A recent New Yorker article on Strike Beards suggests a broad spectrum of circumstantial beardification -- the article is primarily about beards grown in response to the writers' strike, but it also touches on thesis beards, neck beards, Wimbledon beards (Bjorn Borg, anyone?), and the unforgettable Unabomber beard (I shall call this facial adornment a "lone gunman beard"). During the writers' strike, Conan O'Brien and David Letterman are growing strike beards -- and the trend extends to writers on the picket lines:
The strikers themselves were looking a little hairy on the picket lines in midtown. Colin Jost, a writer for "Saturday Night Live," estimated that ninety per cent of his friends were now barbati.

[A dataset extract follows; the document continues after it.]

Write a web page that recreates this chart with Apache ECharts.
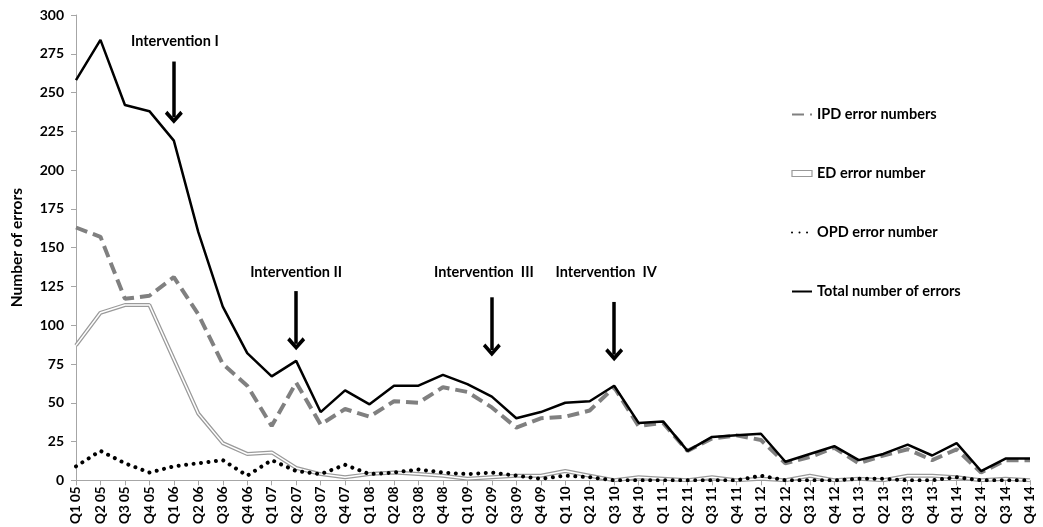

All this beard talk reminds me of the "Holiday Neck Beard" (warning: a little coarse language), an annual celebration of neck-only beards. If you want to participate next year, just begin growing your neck beard at Thanksgiving. Be sure to document its progress with photos, which you can share with your horrified family at the holidays. After growing a luxurious one-month neck beard, shave it off at Christmas (or whatever date you feel is most impactful) as a gift to your mother. Thus far I've been too pusillanimous to attempt a holiday neck beard, but I must say it's tempting.
There's also the "thesis beard," which is just what it sounds like -- the gentleman in question grows a beard while writing his college thesis. Then there's the age-old question -- to shave the beard prior to thesis defense, or after? Only you can decide. (For what it's worth, a search for "thesis beard" on Flickr turns up only fourteen beards! Let's get those beards on, academics!!)

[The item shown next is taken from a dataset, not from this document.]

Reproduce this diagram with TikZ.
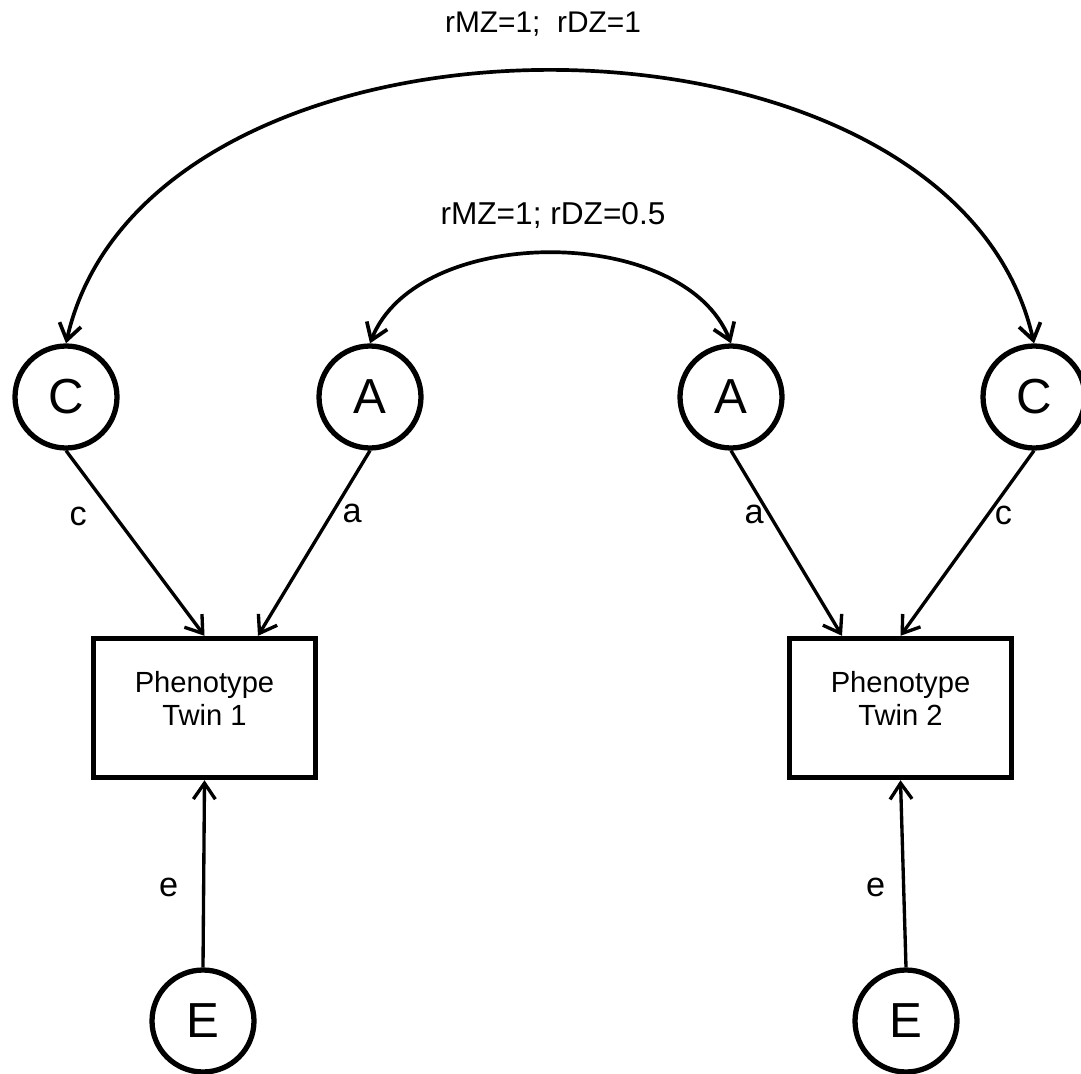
\documentclass[tikz,border=0pt]{standalone}
\usepackage{fontspec}
\setmainfont{Liberation Sans}
\usetikzlibrary{arrows.meta}

\begin{document}
\begin{tikzpicture}[x=0.02cm, y=-0.02cm,
    latent/.style={circle, draw, line width=3pt, minimum size=2.04cm, inner sep=0pt, font=\fontsize{28}{30}\selectfont},
    pheno/.style={rectangle, draw, line width=3.1pt, minimum width=4.44cm, minimum height=2.78cm},
    phenotext/.style={align=center, font=\fontsize{16.6}{18.8}\selectfont},
    coef/.style={font=\fontsize{19.5}{22}\selectfont},
    arrowline/.style={-{Straight Barb[length=0.32cm, width=0.44cm]}, line width=1.9pt},
    twoway/.style={{Straight Barb[length=0.32cm, width=0.44cm]}-{Straight Barb[length=0.32cm, width=0.44cm]}, line width=2.1pt}]
  \useasboundingbox (0,0) rectangle (1081,1074);

  % latent factors
  \node[latent] (cL) at (66,397) {C};
  \node[latent] (aL) at (370,397) {A};
  \node[latent] (aR) at (731,397) {A};
  \node[latent] (cR) at (1034,397) {C};
  \node[latent] (eL) at (203,1021) {E};
  \node[latent] (eR) at (906,1021) {E};

  % observed phenotypes
  \node[pheno] (p1) at (204.5,708) {};
  \node[pheno] (p2) at (900.5,708) {};
  \node[phenotext] (t1) at (p1) [yshift=0.19cm] {Phenotype\\Twin 1};
  \node[phenotext] (t2) at (p2) [yshift=0.19cm] {Phenotype\\Twin 2};

  % paths
  \draw[arrowline] (cL.south) -- node[coef, pos=0.355, xshift=-0.74cm] {c} (p1.north);
  \draw[arrowline] (aL.south) -- node[coef, pos=0.337, xshift=0.4cm] {a} ([xshift=1.07cm]p1.north);
  \draw[arrowline] (aR.south) -- node[coef, pos=0.343, xshift=-0.3cm] {a} ([xshift=-1.17cm]p2.north);
  \draw[arrowline] (cR.south) -- node[coef, pos=0.348, xshift=0.32cm] {c} (p2.north);
  \draw[arrowline] (eL.north) -- node[coef, pos=0.425, xshift=-0.7cm] {e} (p1.south);
  \draw[arrowline] (eR.north) -- node[coef, pos=0.425, xshift=-0.56cm] {e} (p2.south);

  % correlations
  \draw[twoway] (cL.north) .. controls +(82,-363) and +(-82,-363) .. node[font=\fontsize{17}{20}\selectfont, pos=0.5, xshift=-0.14cm, yshift=0.94cm] {rMZ=1;\ \ rDZ=1} (cR.north);
  \draw[twoway] (aL.north) .. controls +(47,-120) and +(-47,-120) .. node[font=\fontsize{18}{20}\selectfont, pos=0.5, xshift=0.05cm, yshift=0.76cm] {rMZ=1; rDZ=0.5} (aR.north);

\end{tikzpicture}
\end{document}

I'm considering growing a "book beard" this year -- the idea is that I'll start growing the beard when I start writing the book, and only shave it when the first draft is complete. But I'm worried that this will stray dangerously close to the aforementioned "lone gunman beard" (based on previous personal beard experience), and in the event of failure to finish a first draft, may render me permanently bearded. So...maybe not.
So here's the inevitable question: have you ever grown a beard for some special circumstance? I'm particularly interested in social bearding, where men grow beards together (ahem, in solidarity -- anybody grow a "nuclear submarine beard" or a "playoff beard?"). Also, ladies: what's your take on this business?